Re: responding to some questions

David Golumbia (dgolumbi@sas.upenn.edu)
Fri, 2 May 1997 09:02:36 -0400 (EDT)

Michael Jensen's remarkable post, unfortunately, does not address the
issue that I believe several of the PMC authors have identified as the
central issue in this discussion.

Where the article I wrote for PMC was once available to anyone with web
access, it no longer is. Period.

I have already had several colleagues complain to me of embarrassment
when, on trying to look at my article -- or, worse, trying to show off my
article to a third party -- they discovered that they could no longer see it.

It's unreasonable to ask these folks to subscribe to PMC for the
privilege of seeing my article once. It's not just unreasonable, it's
unrealistic. And it's just as unrealistic to expect any kind of quick
turnaround in getting the small institutions at which many of these
schoalrs work to subscribe to Muse.

If a colleague wanted to hand an article I wrote for teh Henry James
Review to someone else, even *if* they did not subscribe to HJR and their
institution did not subscribe to Muse *or* HJR, they could still, quite
easily, get a copy of that issue -- through interlibrary loan, through
another library (I could even mail them an offprint!).

It is much more difficult for them to get access to my PMC article.

All of the good points Michael makes about Muse are apt, but they do not
address the core point: they would all *still* be true if most people
could see the article.

The central point, to summarize, and as Lisa Brawley put it earlier: most
people can no longer get to the article I wrote for PMC. This is an
unacceptable revision to the original terms under which I supplied my
work to PMC in the first place (under which my article would be
"published on PMC," which at the time literally meant that it would be
freely available throughout the world wide web).

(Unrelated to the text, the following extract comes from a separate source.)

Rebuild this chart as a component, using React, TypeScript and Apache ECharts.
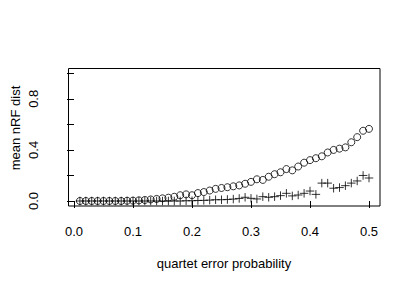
import React, { useEffect, useRef } from "react";
import * as echarts from "echarts";

const errorProb = [
  0.01, 0.02, 0.03, 0.04, 0.05, 0.06, 0.07, 0.08, 0.09, 0.1,
  0.11, 0.12, 0.13, 0.14, 0.15, 0.16, 0.17, 0.18, 0.19, 0.2,
  0.21, 0.22, 0.23, 0.24, 0.25, 0.26, 0.27, 0.28, 0.29, 0.3,
  0.31, 0.32, 0.33, 0.34, 0.35, 0.36, 0.37, 0.38, 0.39, 0.4,
  0.41, 0.42, 0.43, 0.44, 0.45, 0.46, 0.47, 0.48, 0.49, 0.5,
];

const circleDist = [
  0, 0, 0, 0, 0, 0, 0, 0, 0.002, 0.003,
  0.005, 0.008, 0.012, 0.016, 0.021, 0.026, 0.033, 0.045, 0.052, 0.045,
  0.062, 0.07, 0.082, 0.095, 0.102, 0.108, 0.115, 0.122, 0.135, 0.15,
  0.17, 0.165, 0.19, 0.21, 0.225, 0.25, 0.24, 0.27, 0.3, 0.32,
  0.335, 0.35, 0.38, 0.4, 0.41, 0.42, 0.46, 0.5, 0.55, 0.565,
];

const plusDist = [
  0, 0, 0, 0, 0, 0, 0, 0, 0, 0,
  0, 0, 0, 0, 0, 0, 0, 0, 0.002, 0.002,
  0.004, 0.005, 0.007, 0.01, 0.01, 0.012, 0.015, 0.02, 0.029, 0.021,
  0.016, 0.034, 0.029, 0.034, 0.042, 0.06, 0.04, 0.047, 0.06, 0.078,
  0.052, 0.14, 0.14, 0.1, 0.105, 0.12, 0.14, 0.157, 0.2, 0.18,
];

const xTickLabels = ["0.0", "0.1", "0.2", "0.3", "0.4", "0.5"];
const yTickLabels: Record<string, string> = { "0": "0.0", "0.4": "0.4", "0.8": "0.8" };

const FONT = "'Liberation Sans', Arial, Helvetica, sans-serif";

export default function App() {
  const ref = useRef<HTMLDivElement>(null);
  useEffect(() => {
    if (!ref.current) return;
    const chart = echarts.init(ref.current, undefined, { renderer: "svg" });
    chart.setOption({
      animation: false,
      backgroundColor: "#ffffff",
      grid: { left: 74, top: 73.3, width: 295, height: 127.7, containLabel: false },
      xAxis: {
        type: "value",
        min: 0,
        max: 0.5,
        interval: 0.1,
        offset: 5,
        axisLine: { show: false },
        axisTick: { show: true, length: 7, inside: false, lineStyle: { color: "#000", width: 1 } },
        splitLine: { show: false },
        axisLabel: {
          margin: 19,
          fontFamily: FONT,
          fontSize: 13,
          color: "#000",
          formatter: (v: number) => xTickLabels[Math.round(v * 10)] ?? "",
        },
      },
      yAxis: {
        type: "value",
        min: 0,
        max: 1,
        interval: 0.2,
        offset: 6,
        axisLine: { show: false },
        axisTick: { show: true, length: 7, inside: false, lineStyle: { color: "#000", width: 1 } },
        splitLine: { show: false },
        axisLabel: {
          margin: 28,
          rotate: 90,
          fontFamily: FONT,
          fontSize: 13,
          color: "#000",
          formatter: (v: number) => yTickLabels[String(Math.round(v * 10) / 10)] ?? "",
        },
      },
      graphic: [
        {
          type: "rect",
          shape: { x: 68.5, y: 68.5, width: 311.5, height: 137.5 },
          style: { fill: "none", stroke: "#000", lineWidth: 1 },
          silent: true,
        },
        {
          type: "text",
          x: 224,
          y: 263,
          style: {
            text: "quartet error probability",
            font: `13px ${FONT}`,
            fill: "#000",
            align: "center",
            verticalAlign: "middle",
          },
        },
        {
          type: "text",
          x: 15.7,
          y: 128,
          rotation: Math.PI / 2,
          style: {
            text: "mean nRF dist",
            font: `13px ${FONT}`,
            fill: "#000",
            align: "center",
            verticalAlign: "middle",
          },
        },
      ],
      series: [
        {
          type: "scatter",
          clip: false,
          symbol: "circle",
          symbolSize: 7,
          itemStyle: { color: "transparent", borderColor: "#000", borderWidth: 1 },
          data: errorProb.map((x, i) => [x, circleDist[i]]),
        },
        {
          type: "scatter",
          clip: false,
          symbol: "path://M0,-1L0,1M-1,0L1,0",
          symbolSize: 8.5,
          itemStyle: { color: "transparent", borderColor: "#000", borderWidth: 1 },
          data: errorProb.map((x, i) => [x, plusDist[i]]),
        },
      ],
    });
    return () => chart.dispose();
  }, []);
  return (
    <div
      ref={ref}
      style={{ position: "fixed", left: 0, top: 0, width: 415, height: 291, background: "#fff" }}
    />
  );
}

And let me reiterate a point that may be buried in what I have written
above: the lack of a print coutnerpart for PMC makes it far less
accessible than the other journals on Muse -- radically less, I would
argue.

Just to drive the point home -- neither I nor the great majority of my
friends and colleagues can see my article at all any more. I am sure you
can understand why I would find this intensely frustrating.